Smith’s work employs the use of varied scale, fragmentation and gesture to approach the figure; he shares his process and hand-building techniques with students and the general public through teaching and workshops.  His work is included in the collection of the Montgomery Museum of Art, Watershed Center for the Ceramic Arts, Contemporary Ceramic Arts Museum, Izmit-Değirmendere, Turkey and in several teaching collections throughout the southeast such as Florida Atlantic University, Georgia Southern University and Appalachian State University.

Smith continues to exhibit regionally and nationally, his work has been published in Confrontational Clay by Judith Shwartz, The Figure in Clay I & II by Suzanne Tourtillottt, 500 Figures in Clay: Ceramic Artists celebrate the Human Form by Veronika Gunter, “Poetic Expressions of Morality:  Figurative Ceramics From The Porter/Price Collection”, Clay and Glazes for the Potter by Daniel Rhodes and Enough Violence: Artists Speak Out by Paul Schifino.
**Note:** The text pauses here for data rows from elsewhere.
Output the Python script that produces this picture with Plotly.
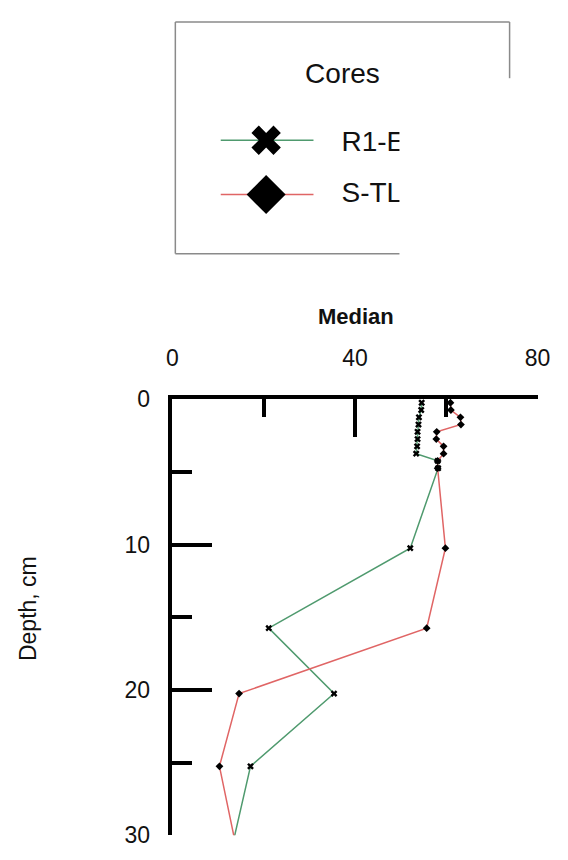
import plotly.graph_objects as go

# The page body has an 8px margin, so the figure is sized to fill the
# remaining 560x852 area of the 568x860 window.
OFF = 8
W, H = 568 - OFF, 860 - OFF

# ---- data ----
r1e_depth = [0.25, 0.75, 1.25, 1.75, 2.25, 2.75, 3.25, 3.75, 4.25, 4.75, 10.25, 15.75, 20.25, 25.25, 30.2]
r1e_median = [54.6, 54.5, 54.0, 53.9, 53.7, 53.7, 53.6, 53.4, 58.1, 58.2, 52.1, 21.1, 35.4, 17.1, 13.5]

stl_depth = [0.25, 0.75, 1.25, 1.75, 2.25, 2.75, 3.25, 3.75, 4.25, 4.75, 10.25, 15.75, 20.25, 25.25, 30.1]
stl_median = [60.9, 61.0, 63.1, 63.2, 57.9, 57.8, 59.4, 59.4, 58.1, 58.1, 59.8, 55.7, 14.6, 10.3, 13.5]

series_names = ["R1-E", "S-TL"]
x_ticks = [0, 40, 80]
y_ticks = [0, 10, 20, 30]

GREEN = "#4f9a6e"
RED = "#e06565"
FONT = "Liberation Sans, Arial, sans-serif"

def px_x(p):
    return min(max((p - OFF) / W, 0), 1)

def px_y(p):
    return min(max(1 - (p - OFF) / H, 0), 1)

fig = go.Figure()

# main data traces
fig.add_trace(go.Scatter(
    x=r1e_median, y=r1e_depth, mode="lines+markers", name=series_names[0],
    line=dict(color=GREEN, width=1.5),
    marker=dict(symbol="x", size=6, color="black"),
    cliponaxis=False, showlegend=False))
fig.add_trace(go.Scatter(
    x=stl_median, y=stl_depth, mode="lines+markers", name=series_names[1],
    line=dict(color=RED, width=1.5),
    marker=dict(symbol="diamond", size=6, color="black"),
    cliponaxis=False, showlegend=False))

# ---- custom (clipped) legend drawn in an auxiliary subplot ----
LEG_L, LEG_R, LEG_T, LEG_B = 175, 407, 8, 248
fig.add_trace(go.Scatter(
    x=[222, 318], y=[131, 131], mode="lines", line=dict(color=GREEN, width=1.5),
    xaxis="x2", yaxis="y2", showlegend=False, hoverinfo="skip"))
fig.add_trace(go.Scatter(
    x=[269], y=[131], mode="markers", marker=dict(symbol="x", size=26, color="black"),
    xaxis="x2", yaxis="y2", showlegend=False, hoverinfo="skip"))
fig.add_trace(go.Scatter(
    x=[222, 318], y=[187, 187], mode="lines", line=dict(color=RED, width=1.5),
    xaxis="x2", yaxis="y2", showlegend=False, hoverinfo="skip"))
fig.add_trace(go.Scatter(
    x=[269], y=[187], mode="markers", marker=dict(symbol="diamond", size=30, color="black"),
    xaxis="x2", yaxis="y2", showlegend=False, hoverinfo="skip"))
fig.add_trace(go.Scatter(
    x=[347, 347], y=[135, 187], mode="text", text=series_names,
    textposition="middle right", textfont=dict(family=FONT, size=28, color="#111"),
    xaxis="x2", yaxis="y2", showlegend=False, hoverinfo="skip", cliponaxis=True))
fig.add_trace(go.Scatter(
    x=[348], y=[65], mode="text", text=["Cores"],
    textposition="middle center", textfont=dict(family=FONT, size=28, color="#111"),
    xaxis="x2", yaxis="y2", showlegend=False, hoverinfo="skip", cliponaxis=True))

# legend box borders
BOX = "#8a8a8a"
shapes = [
    dict(type="line", xref="paper", yref="paper", x0=px_x(175), x1=px_x(521), y0=px_y(9), y1=px_y(9),
         line=dict(color=BOX, width=1.5)),
    dict(type="line", xref="paper", yref="paper", x0=px_x(175), x1=px_x(175), y0=px_y(9), y1=px_y(248),
         line=dict(color=BOX, width=1.5)),
    dict(type="line", xref="paper", yref="paper", x0=px_x(175), x1=px_x(407), y0=px_y(248), y1=px_y(248),
         line=dict(color=BOX, width=1.5)),
    dict(type="line", xref="paper", yref="paper", x0=px_x(521), x1=px_x(521), y0=px_y(9), y1=px_y(67),
         line=dict(color=BOX, width=1.5)),
]

fig.update_layout(
    width=W, height=H,
    margin=dict(l=0, r=0, t=0, b=0),
    paper_bgcolor="white", plot_bgcolor="white",
    font=dict(family=FONT, color="#111"),
    shapes=shapes,
    xaxis=dict(
        domain=[px_x(172), px_x(550)], range=[0, 80], side="top",
        showgrid=False, zeroline=False, showline=True, linecolor="black", linewidth=3.5,
        ticks="inside", ticklen=38, tickwidth=3.5, tickcolor="black",
        tickvals=x_ticks, ticklabeloverflow="allow",
        minor=dict(ticks="inside", ticklen=18, tickwidth=3.5, tickcolor="black", tick0=0, dtick=20),
        tickfont=dict(family=FONT, size=23, color="#111"),
        ticklabelstandoff=20,
    ),
    yaxis=dict(
        domain=[px_y(848), px_y(398)], range=[30, 0],
        showgrid=False, zeroline=False, showline=True, linecolor="black", linewidth=3.5,
        ticks="inside", ticklen=40, tickwidth=3.5, tickcolor="black",
        tickvals=y_ticks, ticklabeloverflow="allow",
        minor=dict(ticks="inside", ticklen=20, tickwidth=3.5, tickcolor="black", tick0=0, dtick=5),
        tickfont=dict(family=FONT, size=23, color="#111"),
        ticklabelstandoff=14,
    ),
    xaxis2=dict(domain=[px_x(LEG_L), px_x(LEG_R)], range=[LEG_L, LEG_R], visible=False, anchor="y2"),
    yaxis2=dict(domain=[px_y(LEG_B), px_y(LEG_T)], range=[LEG_B, LEG_T], visible=False, anchor="x2"),
    annotations=[
        dict(text="<b>Median</b>", xref="paper", yref="paper", x=px_x(362), y=px_y(313),
             showarrow=False, font=dict(family=FONT, size=22, color="#111"),
             xanchor="center", yanchor="middle"),
        dict(text="Depth, cm", xref="paper", yref="paper", x=px_x(22), y=px_y(614),
             showarrow=False, textangle=-90, font=dict(family=FONT, size=23, color="#111"),
             xanchor="center", yanchor="middle"),
    ],
)

fig.write_html("out.html", config={"displayModeBar": False})
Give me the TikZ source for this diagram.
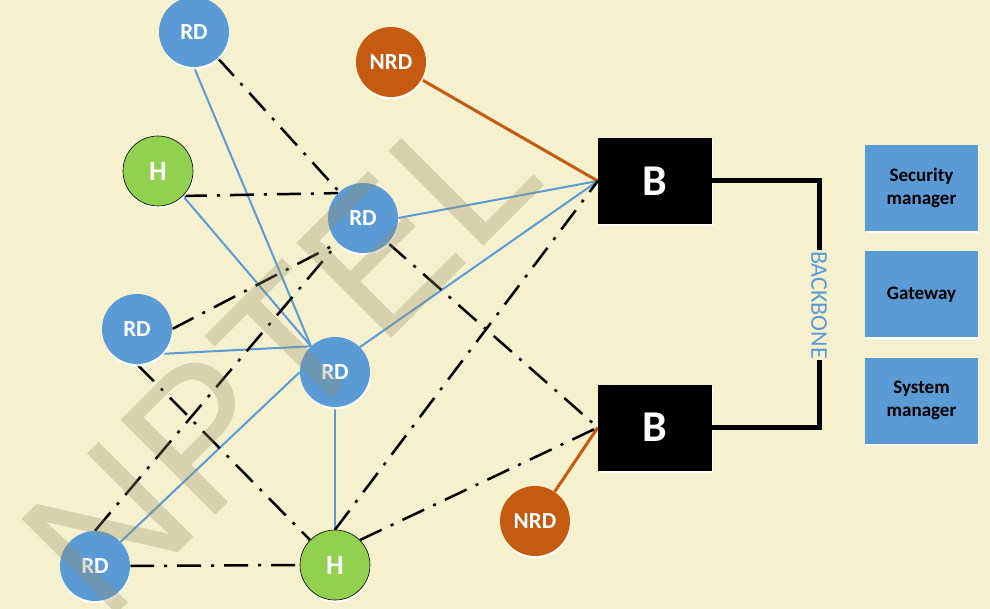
\documentclass[tikz,border=0pt]{standalone}
\usepackage{fontspec}
\setmainfont{Carlito}
\newfontfamily\wmfont{Liberation Sans}
\usetikzlibrary{shadows}
\definecolor{bgc}{HTML}{F5F0CD}
\definecolor{rdblue}{HTML}{5B9BD5}
\definecolor{nrdor}{HTML}{C55A11}
\definecolor{hgreen}{HTML}{92D050}
\definecolor{wmc}{RGB}{150,140,100}
\pgfdeclarelayer{bg}
\pgfdeclarelayer{wm}
\pgfsetlayers{bg,main,wm}
\tikzset{
 glow/.style={drop shadow={shadow xshift=0.6pt, shadow yshift=-2.5pt, fill=white, opacity=0.85}},
 rdnode/.style={circle, fill=rdblue, minimum size=70pt, inner sep=0pt, text=white, font=\fontsize{23}{25}\selectfont\bfseries, glow},
 nrdnode/.style={rdnode, fill=nrdor},
 hnode/.style={rdnode, fill=hgreen, draw=black, line width=0.6pt, font=\fontsize{28}{30}\selectfont\bfseries},
 bnode/.style={fill=black, minimum width=114pt, minimum height=86pt, inner sep=0pt, text=white, font=\fontsize{44}{46}\selectfont\bfseries, glow},
 mgr/.style={fill=rdblue, minimum width=113pt, minimum height=86pt, inner sep=0pt, align=center, font=\fontsize{19}{23}\selectfont\bfseries, glow},
 blueln/.style={draw=rdblue, line width=2pt},
 orln/.style={draw=nrdor, line width=3pt},
 ddln/.style={draw=black, line width=2.5pt, dash pattern=on 24pt off 10pt on 3pt off 10pt},
 bbln/.style={draw=black, line width=5pt},
}
\begin{document}
\begin{tikzpicture}[x=1pt,y=1pt]
\useasboundingbox (0,0) rectangle (990,-609);
\begin{pgfonlayer}{bg}
\fill[bgc] (0,0) rectangle (990,-609);
\end{pgfonlayer}
% nodes
\node[rdnode] (RD1) at (194,-32) {RD};
\node[nrdnode] (NRD1) at (391,-62) {NRD};
\node[hnode] (H1) at (158,-171) {H};
\node[rdnode] (RD2) at (363,-218) {RD};
\node[rdnode] (RD3) at (137,-329) {RD};
\node[rdnode] (RD4) at (335,-372) {RD};
\node[rdnode] (RD5) at (95,-566) {RD};
\node[hnode] (H2) at (335,-565) {H};
\node[nrdnode] (NRD2) at (535,-521) {NRD};
\node[bnode] (B1) at (655,-181) {B};
\node[bnode] (B2) at (655,-427.5) {B};
\node[mgr] (SM) at (921.5,-188) {Security\\manager};
\node[mgr] (GW) at (921.5,-294.5) {Gateway};
\node[mgr] (SYS) at (921.5,-400.5) {System\\manager};
\node[rotate=-90, text=rdblue, font=\fontsize{24}{24}\selectfont, inner sep=1pt] (BB) at (819,-305) {BACKBONE};
% connectors
\begin{pgfonlayer}{bg}
\draw[blueln] (RD1.south) -- (RD4.133);
\draw[blueln] (H1.-45) -- (RD4.133);
\draw[blueln] (RD3.-45) -- (RD4.133);
\draw[blueln] (RD2.east) -- (B1.west);
\draw[blueln] (RD4.45) -- (B1.west);
\draw[blueln] (RD4.south) -- (H2.north);
\draw[blueln] (RD5) -- (RD4.west);
\draw[orln] (NRD1) -- (B1.west);
\draw[orln] (NRD2) -- (B2.west);
\draw[ddln] (RD1) -- (RD2);
\draw[ddln] (H1.-45) -- (RD2.135);
\draw[ddln] (RD3.east) -- (RD2.225);
\draw[ddln] (RD5.north) -- (RD2.225);
\draw[ddln] (RD2.-45) -- (B2.west);
\draw[ddln] (RD3.south) -- (H2.135);
\draw[ddln] (RD5.east) -- (H2.west);
\draw[ddln] (H2.north) -- (B1.west);
\draw[ddln] (H2.45) -- (B2.west);
\end{pgfonlayer}
\draw[bbln] (B1.east) -| (BB.west);
\draw[bbln] (BB.east) |- (B2.east);
% watermark
\begin{pgfonlayer}{wm}
\node[rotate=45, text=wmc, text opacity=0.3, font=\wmfont\fontsize{195}{195}\selectfont, inner sep=0pt] (WM) at (280,-356) {NPTEL};
\end{pgfonlayer}
\end{tikzpicture}
\end{document}
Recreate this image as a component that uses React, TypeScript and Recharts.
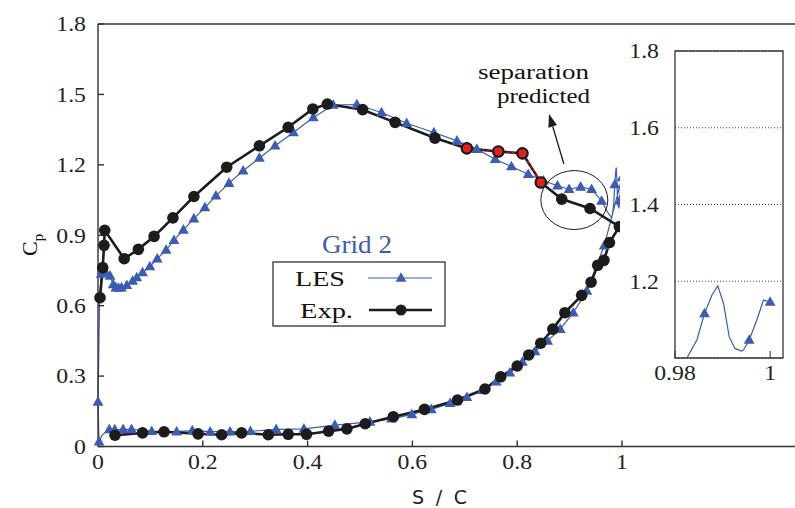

As an artist, my primary interest is in creating narrative work that connects with the viewer on an intuitive level.  This narrative is often expressed through the use of the figure, implied motion, materiality, scale, process and form.

Although inspired from folklore or my own experiences, beliefs or concerns the work is created with the expectation that people will find in it something they relate to personally.  I attempt to create a sense of empathy or contemplation, conveying motion and emotion, through gesture, expression and color.  Installation, modeling, surface and composition are used to draw in the viewer and further inform the work.  To affect how the viewer relates to the work I often change the size of the piece, working on a monumental or intimate scale.  Use of monumental scale and isolation of the main areas of gesture focus the viewers’ attention and encroach upon their space, in essence magnifying the work and the issues it addresses.  Use of intimate scale creates a sense of voyeurism, looking in on a moment without the knowledge of the subject.

 

The functional work I create is narrative in that it tells a story about materiality; often relating to a place, a time or objects that reflect various ideas of containment such as industrial storage. Through interaction with the work the user becomes part of that narrative.

The work utilizes scale and form to indirectly suggest ideas such as strength, pressure and volume.  Ultimately, my work is designed with craftsmanship and function in mind while creating a sense of play or interaction that would not otherwise be experienced through a purely utilitarian object.